CW: mentions of racism and sexism
In A-level English Literature, we didn’t study any texts by women. There were plenty of texts about women – from Thomas Hardy’s excruciating late Victorian fetishization of rural female poverty in Tess of the d’Urbervilles to Henrik Ibsen’s problematic portrayal of middle-class women’s agency in A Doll’s House, by a self-proclaimed non-feminist. But, of course, actually getting women’s own perspectives on womanhood, especially deep into *the past* (before the 20th century), would be a step too far. Canonical men have clearly said it better. It was the same depressing story with regards to race. We studied one novel by a writer of colour, Khaled Hosseini’s brilliant and heartbreaking The Kite Runner. Yet the text we studied which was lauded for its ‘breakthrough’ and ‘bold’ discussions of race was Shakespeare’s Othello. Shakespeare, who was not a person of colour. Ibsen and Hardy, who were relatively privileged men.
If this is the representation we’re getting at A-level, among students who’ve chosen to keep studying literature, what hope is there for the often even more constrained curriculum at GCSE? Not much, it turns out. A recent survey commissioned by Penguin Books found that a shocking 0.7% of English Literature GCSE students in England study a book by a writer of colour, and only 7% study a book by a woman. In 2021, only 0.1% of students answered a GCSE question on the only novel by a woman of colour on the AQA exam syllabus, Meera Syal’s Anita and Me. This is despite the fact that in 2021, 34.4% of school age children identified as Black, Asian and minority ethnic, and around half of the UK population identified as women.
Literature is a beautifully powerful combination of self-expression, identification and coming of age. Despite often being badly taught, dismissed, or, as this government is keen on, underfunded, the consequence of English Literature being taught to pretty much everyone until the age of 16 is that we all spend a lot of time with the writers on the curriculum. Although Shakespeare’s plays are wonderful, teaching them as a discussion of race is often a cop out to get teenagers thinking about the incredibly important and personal issues of race and gender, when they are raised at all, through the stale works of the same white male southern faces. Why should and why will students be enthused by Dickens and Byron, when their perspectives are often so different from their own? Must we list ‘greats’ from various genres – Renaissance, Romantic, Gothic, modern – that students simply must study before we even begin to examine where the exclusionary category of ‘great’ even came from?
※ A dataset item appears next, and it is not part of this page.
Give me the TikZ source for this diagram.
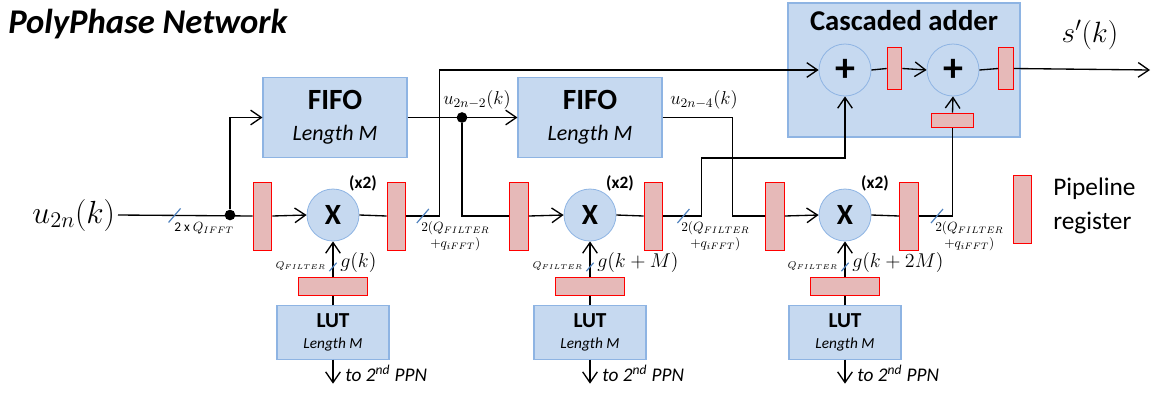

Among the many depressing tenets of this tale is where it’s being dictated from. Michael Gove, UK Education Secretary from 2010 to 2014, reportedly disliked American literature– so there went To Kill a Mockingbird from the syllabus. Although we can do better than getting 15 year olds to read a somewhat problematic look at race in the segregated Deep South by a white woman, every older friend and sibling I know who studied the novel back before the new GCSEs noted its profound effect on them, and it’s definitely worth reading and discussing, rather than axing. More disturbingly, Govean reforms (which were even influenced by Dominic Cummings, for a time) also removed all ‘seminal world literature’ from GCSEs, just so Gove’s personal vendetta against American writers wasn’t the only national literature that students were missing out on. Anyone who has also studied History at school since the Coalition can equally enjoy upped compulsory British History, an approach which will set you up well for Oxford, which is swarming with British History and not much else. I’ve heard some awful stories from my friends who study English here about the scarcity of set and encouraged texts by women and people of colour, although experiences seem to differ from tutor to tutor.
But it’s not good enough to leave it to often privileged tutors, canon-compilers and Education Secretaries to dictate which texts we study. Time and time again, they have failed to achieve even the remotest degree of representation, a damning outcome in a subject which is so linked to identity and the self. The texts we study at school and beyond should be chosen and shaped by the diverse populations reading them.